▸ **Challenge**: In your copy, leave out the pictures; write out all the data exactly.

▸ **Given material**:
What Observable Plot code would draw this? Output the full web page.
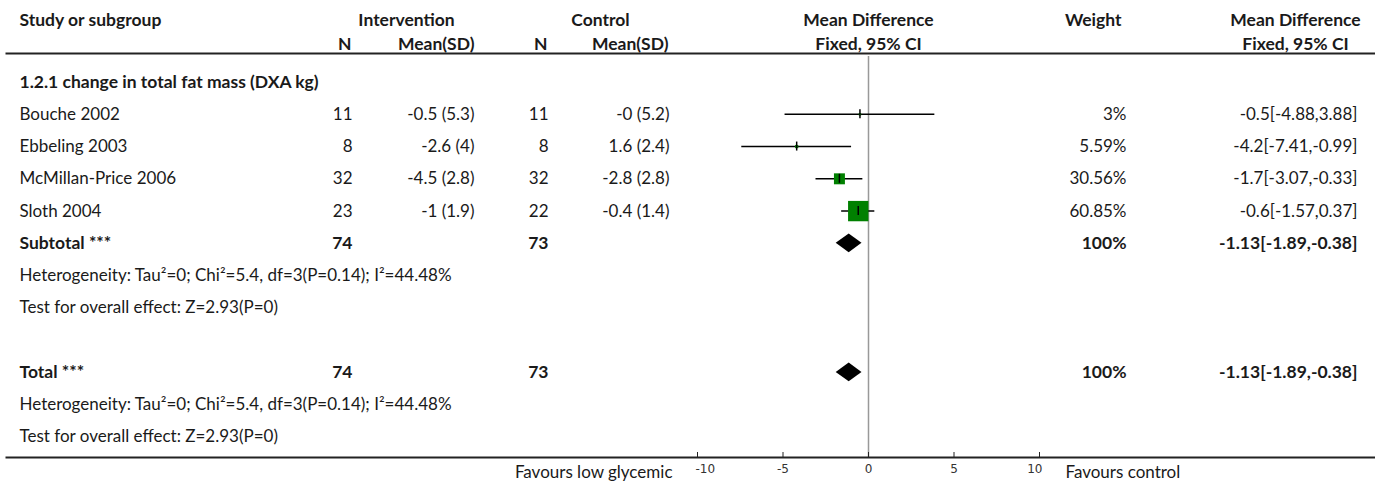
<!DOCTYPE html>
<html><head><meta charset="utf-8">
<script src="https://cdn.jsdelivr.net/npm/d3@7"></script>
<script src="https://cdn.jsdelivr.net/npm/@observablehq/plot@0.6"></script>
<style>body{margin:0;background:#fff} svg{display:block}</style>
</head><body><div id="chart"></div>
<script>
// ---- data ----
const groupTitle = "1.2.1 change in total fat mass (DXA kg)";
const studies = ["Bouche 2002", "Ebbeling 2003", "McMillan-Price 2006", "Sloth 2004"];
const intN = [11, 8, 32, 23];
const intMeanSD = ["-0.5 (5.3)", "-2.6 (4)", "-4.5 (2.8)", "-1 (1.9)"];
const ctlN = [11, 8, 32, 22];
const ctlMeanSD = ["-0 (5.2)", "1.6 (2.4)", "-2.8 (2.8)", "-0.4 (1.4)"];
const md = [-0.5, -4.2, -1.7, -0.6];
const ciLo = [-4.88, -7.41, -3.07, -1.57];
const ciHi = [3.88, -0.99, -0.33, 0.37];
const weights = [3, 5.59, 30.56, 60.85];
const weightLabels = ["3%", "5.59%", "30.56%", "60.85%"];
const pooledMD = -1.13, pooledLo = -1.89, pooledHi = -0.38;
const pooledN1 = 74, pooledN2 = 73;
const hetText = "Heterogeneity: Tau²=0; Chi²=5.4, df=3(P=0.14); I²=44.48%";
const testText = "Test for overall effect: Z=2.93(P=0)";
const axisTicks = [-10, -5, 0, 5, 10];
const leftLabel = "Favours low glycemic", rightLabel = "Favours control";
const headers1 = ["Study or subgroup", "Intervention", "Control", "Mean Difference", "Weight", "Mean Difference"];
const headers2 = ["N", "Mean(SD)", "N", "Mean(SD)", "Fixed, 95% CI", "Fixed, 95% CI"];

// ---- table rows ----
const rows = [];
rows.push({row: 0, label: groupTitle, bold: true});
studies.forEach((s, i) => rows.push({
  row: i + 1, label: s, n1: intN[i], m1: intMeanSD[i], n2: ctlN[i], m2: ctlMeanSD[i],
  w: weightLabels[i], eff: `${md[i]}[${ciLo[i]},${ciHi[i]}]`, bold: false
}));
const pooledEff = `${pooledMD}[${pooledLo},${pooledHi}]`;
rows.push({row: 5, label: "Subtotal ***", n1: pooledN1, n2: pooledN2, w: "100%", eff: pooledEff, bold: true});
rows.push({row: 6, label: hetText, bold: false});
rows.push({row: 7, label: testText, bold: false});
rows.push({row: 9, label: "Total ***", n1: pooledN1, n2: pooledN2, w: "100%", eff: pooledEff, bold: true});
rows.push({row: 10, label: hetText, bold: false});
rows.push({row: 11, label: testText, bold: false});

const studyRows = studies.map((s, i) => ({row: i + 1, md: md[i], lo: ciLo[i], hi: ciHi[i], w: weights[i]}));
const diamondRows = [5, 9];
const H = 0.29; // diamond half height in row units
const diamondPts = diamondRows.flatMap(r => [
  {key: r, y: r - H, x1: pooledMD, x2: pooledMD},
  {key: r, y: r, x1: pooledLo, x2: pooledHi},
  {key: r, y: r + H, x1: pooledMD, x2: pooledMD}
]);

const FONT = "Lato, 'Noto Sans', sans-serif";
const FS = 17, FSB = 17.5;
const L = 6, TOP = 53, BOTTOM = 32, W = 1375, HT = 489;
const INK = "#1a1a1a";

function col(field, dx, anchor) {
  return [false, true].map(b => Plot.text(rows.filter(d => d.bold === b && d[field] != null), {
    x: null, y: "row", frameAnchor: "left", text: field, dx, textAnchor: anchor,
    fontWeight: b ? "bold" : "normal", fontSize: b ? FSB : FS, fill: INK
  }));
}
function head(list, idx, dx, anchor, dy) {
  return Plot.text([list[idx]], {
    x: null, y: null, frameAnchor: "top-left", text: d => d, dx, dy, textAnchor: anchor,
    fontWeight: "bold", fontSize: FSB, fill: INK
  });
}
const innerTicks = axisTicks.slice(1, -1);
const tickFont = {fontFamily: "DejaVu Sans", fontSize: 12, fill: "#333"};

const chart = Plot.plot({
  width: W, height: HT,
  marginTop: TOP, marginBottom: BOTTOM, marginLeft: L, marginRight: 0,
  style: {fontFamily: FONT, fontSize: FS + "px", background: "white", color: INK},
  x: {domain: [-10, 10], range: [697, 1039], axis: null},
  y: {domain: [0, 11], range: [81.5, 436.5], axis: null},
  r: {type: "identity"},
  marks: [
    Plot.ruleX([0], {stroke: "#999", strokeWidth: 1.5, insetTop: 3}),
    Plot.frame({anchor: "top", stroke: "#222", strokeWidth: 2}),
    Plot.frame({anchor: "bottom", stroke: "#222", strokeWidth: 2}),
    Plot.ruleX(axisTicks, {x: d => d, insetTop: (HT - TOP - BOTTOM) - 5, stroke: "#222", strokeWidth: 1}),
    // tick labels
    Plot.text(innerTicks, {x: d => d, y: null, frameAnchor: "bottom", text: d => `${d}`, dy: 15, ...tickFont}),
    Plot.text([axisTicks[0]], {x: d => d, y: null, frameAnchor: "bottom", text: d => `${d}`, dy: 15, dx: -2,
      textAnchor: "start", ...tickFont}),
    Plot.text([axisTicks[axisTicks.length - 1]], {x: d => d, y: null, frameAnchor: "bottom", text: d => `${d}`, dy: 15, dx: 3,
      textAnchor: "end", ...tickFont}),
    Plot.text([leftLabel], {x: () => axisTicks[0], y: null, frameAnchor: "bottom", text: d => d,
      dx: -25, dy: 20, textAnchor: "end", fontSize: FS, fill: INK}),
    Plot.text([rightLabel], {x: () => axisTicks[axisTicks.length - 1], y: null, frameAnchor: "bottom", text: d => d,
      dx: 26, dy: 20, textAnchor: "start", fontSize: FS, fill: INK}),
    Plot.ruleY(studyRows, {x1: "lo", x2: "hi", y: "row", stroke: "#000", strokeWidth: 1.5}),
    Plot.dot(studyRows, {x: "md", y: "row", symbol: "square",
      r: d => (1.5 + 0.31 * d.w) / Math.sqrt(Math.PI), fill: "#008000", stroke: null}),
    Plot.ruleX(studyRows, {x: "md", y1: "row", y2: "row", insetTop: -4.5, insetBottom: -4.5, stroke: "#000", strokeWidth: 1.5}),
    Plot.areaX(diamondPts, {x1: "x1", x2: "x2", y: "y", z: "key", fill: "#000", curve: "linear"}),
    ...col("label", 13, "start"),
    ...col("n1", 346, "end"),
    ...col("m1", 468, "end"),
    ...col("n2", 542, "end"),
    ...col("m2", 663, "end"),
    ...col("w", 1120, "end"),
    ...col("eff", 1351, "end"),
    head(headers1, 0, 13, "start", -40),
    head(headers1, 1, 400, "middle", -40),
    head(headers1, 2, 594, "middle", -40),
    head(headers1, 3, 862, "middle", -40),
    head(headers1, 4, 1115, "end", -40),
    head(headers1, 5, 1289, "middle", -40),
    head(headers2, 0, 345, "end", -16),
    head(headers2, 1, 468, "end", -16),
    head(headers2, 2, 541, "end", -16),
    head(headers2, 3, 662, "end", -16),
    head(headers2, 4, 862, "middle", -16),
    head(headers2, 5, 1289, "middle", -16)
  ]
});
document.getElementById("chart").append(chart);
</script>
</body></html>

▸ **Full output**:
What Observable Plot code would draw this? Output the full web page.
<!DOCTYPE html>
<html><head><meta charset="utf-8">
<script src="https://cdn.jsdelivr.net/npm/d3@7"></script>
<script src="https://cdn.jsdelivr.net/npm/@observablehq/plot@0.6"></script>
<style>body{margin:0;background:#fff} svg{display:block}</style>
</head><body><div id="chart"></div>
<script>
// ---- data ----
const groupTitle = "1.2.1 change in total fat mass (DXA kg)";
const studies = ["Bouche 2002", "Ebbeling 2003", "McMillan-Price 2006", "Sloth 2004"];
const intN = [11, 8, 32, 23];
const intMeanSD = ["-0.5 (5.3)", "-2.6 (4)", "-4.5 (2.8)", "-1 (1.9)"];
const ctlN = [11, 8, 32, 22];
const ctlMeanSD = ["-0 (5.2)", "1.6 (2.4)", "-2.8 (2.8)", "-0.4 (1.4)"];
const md = [-0.5, -4.2, -1.7, -0.6];
const ciLo = [-4.88, -7.41, -3.07, -1.57];
const ciHi = [3.88, -0.99, -0.33, 0.37];
const weights = [3, 5.59, 30.56, 60.85];
const weightLabels = ["3%", "5.59%", "30.56%", "60.85%"];
const pooledMD = -1.13, pooledLo = -1.89, pooledHi = -0.38;
const pooledN1 = 74, pooledN2 = 73;
const hetText = "Heterogeneity: Tau²=0; Chi²=5.4, df=3(P=0.14); I²=44.48%";
const testText = "Test for overall effect: Z=2.93(P=0)";
const axisTicks = [-10, -5, 0, 5, 10];
const leftLabel = "Favours low glycemic", rightLabel = "Favours control";
const headers1 = ["Study or subgroup", "Intervention", "Control", "Mean Difference", "Weight", "Mean Difference"];
const headers2 = ["N", "Mean(SD)", "N", "Mean(SD)", "Fixed, 95% CI", "Fixed, 95% CI"];

// ---- table rows ----
const rows = [];
rows.push({row: 0, label: groupTitle, bold: true});
studies.forEach((s, i) => rows.push({
  row: i + 1, label: s, n1: intN[i], m1: intMeanSD[i], n2: ctlN[i], m2: ctlMeanSD[i],
  w: weightLabels[i], eff: `${md[i]}[${ciLo[i]},${ciHi[i]}]`, bold: false
}));
const pooledEff = `${pooledMD}[${pooledLo},${pooledHi}]`;
rows.push({row: 5, label: "Subtotal ***", n1: pooledN1, n2: pooledN2, w: "100%", eff: pooledEff, bold: true});
rows.push({row: 6, label: hetText, bold: false});
rows.push({row: 7, label: testText, bold: false});
rows.push({row: 9, label: "Total ***", n1: pooledN1, n2: pooledN2, w: "100%", eff: pooledEff, bold: true});
rows.push({row: 10, label: hetText, bold: false});
rows.push({row: 11, label: testText, bold: false});

const studyRows = studies.map((s, i) => ({row: i + 1, md: md[i], lo: ciLo[i], hi: ciHi[i], w: weights[i]}));
const diamondRows = [5, 9];
const H = 0.29; // diamond half height in row units
const diamondPts = diamondRows.flatMap(r => [
  {key: r, y: r - H, x1: pooledMD, x2: pooledMD},
  {key: r, y: r, x1: pooledLo, x2: pooledHi},
  {key: r, y: r + H, x1: pooledMD, x2: pooledMD}
]);

const FONT = "Lato, 'Noto Sans', sans-serif";
const FS = 17, FSB = 17.5;
const L = 6, TOP = 53, BOTTOM = 32, W = 1375, HT = 489;
const INK = "#1a1a1a";

function col(field, dx, anchor) {
  return [false, true].map(b => Plot.text(rows.filter(d => d.bold === b && d[field] != null), {
    x: null, y: "row", frameAnchor: "left", text: field, dx, textAnchor: anchor,
    fontWeight: b ? "bold" : "normal", fontSize: b ? FSB : FS, fill: INK
  }));
}
function head(list, idx, dx, anchor, dy) {
  return Plot.text([list[idx]], {
    x: null, y: null, frameAnchor: "top-left", text: d => d, dx, dy, textAnchor: anchor,
    fontWeight: "bold", fontSize: FSB, fill: INK
  });
}
const innerTicks = axisTicks.slice(1, -1);
const tickFont = {fontFamily: "DejaVu Sans", fontSize: 12, fill: "#333"};

const chart = Plot.plot({
  width: W, height: HT,
  marginTop: TOP, marginBottom: BOTTOM, marginLeft: L, marginRight: 0,
  style: {fontFamily: FONT, fontSize: FS + "px", background: "white", color: INK},
  x: {domain: [-10, 10], range: [697, 1039], axis: null},
  y: {domain: [0, 11], range: [81.5, 436.5], axis: null},
  r: {type: "identity"},
  marks: [
    Plot.ruleX([0], {stroke: "#999", strokeWidth: 1.5, insetTop: 3}),
    Plot.frame({anchor: "top", stroke: "#222", strokeWidth: 2}),
    Plot.frame({anchor: "bottom", stroke: "#222", strokeWidth: 2}),
    Plot.ruleX(axisTicks, {x: d => d, insetTop: (HT - TOP - BOTTOM) - 5, stroke: "#222", strokeWidth: 1}),
    // tick labels
    Plot.text(innerTicks, {x: d => d, y: null, frameAnchor: "bottom", text: d => `${d}`, dy: 15, ...tickFont}),
    Plot.text([axisTicks[0]], {x: d => d, y: null, frameAnchor: "bottom", text: d => `${d}`, dy: 15, dx: -2,
      textAnchor: "start", ...tickFont}),
    Plot.text([axisTicks[axisTicks.length - 1]], {x: d => d, y: null, frameAnchor: "bottom", text: d => `${d}`, dy: 15, dx: 3,
      textAnchor: "end", ...tickFont}),
    Plot.text([leftLabel], {x: () => axisTicks[0], y: null, frameAnchor: "bottom", text: d => d,
      dx: -25, dy: 20, textAnchor: "end", fontSize: FS, fill: INK}),
    Plot.text([rightLabel], {x: () => axisTicks[axisTicks.length - 1], y: null, frameAnchor: "bottom", text: d => d,
      dx: 26, dy: 20, textAnchor: "start", fontSize: FS, fill: INK}),
    Plot.ruleY(studyRows, {x1: "lo", x2: "hi", y: "row", stroke: "#000", strokeWidth: 1.5}),
    Plot.dot(studyRows, {x: "md", y: "row", symbol: "square",
      r: d => (1.5 + 0.31 * d.w) / Math.sqrt(Math.PI), fill: "#008000", stroke: null}),
    Plot.ruleX(studyRows, {x: "md", y1: "row", y2: "row", insetTop: -4.5, insetBottom: -4.5, stroke: "#000", strokeWidth: 1.5}),
    Plot.areaX(diamondPts, {x1: "x1", x2: "x2", y: "y", z: "key", fill: "#000", curve: "linear"}),
    ...col("label", 13, "start"),
    ...col("n1", 346, "end"),
    ...col("m1", 468, "end"),
    ...col("n2", 542, "end"),
    ...col("m2", 663, "end"),
    ...col("w", 1120, "end"),
    ...col("eff", 1351, "end"),
    head(headers1, 0, 13, "start", -40),
    head(headers1, 1, 400, "middle", -40),
    head(headers1, 2, 594, "middle", -40),
    head(headers1, 3, 862, "middle", -40),
    head(headers1, 4, 1115, "end", -40),
    head(headers1, 5, 1289, "middle", -40),
    head(headers2, 0, 345, "end", -16),
    head(headers2, 1, 468, "end", -16),
    head(headers2, 2, 541, "end", -16),
    head(headers2, 3, 662, "end", -16),
    head(headers2, 4, 862, "middle", -16),
    head(headers2, 5, 1289, "middle", -16)
  ]
});
document.getElementById("chart").append(chart);
</script>
</body></html>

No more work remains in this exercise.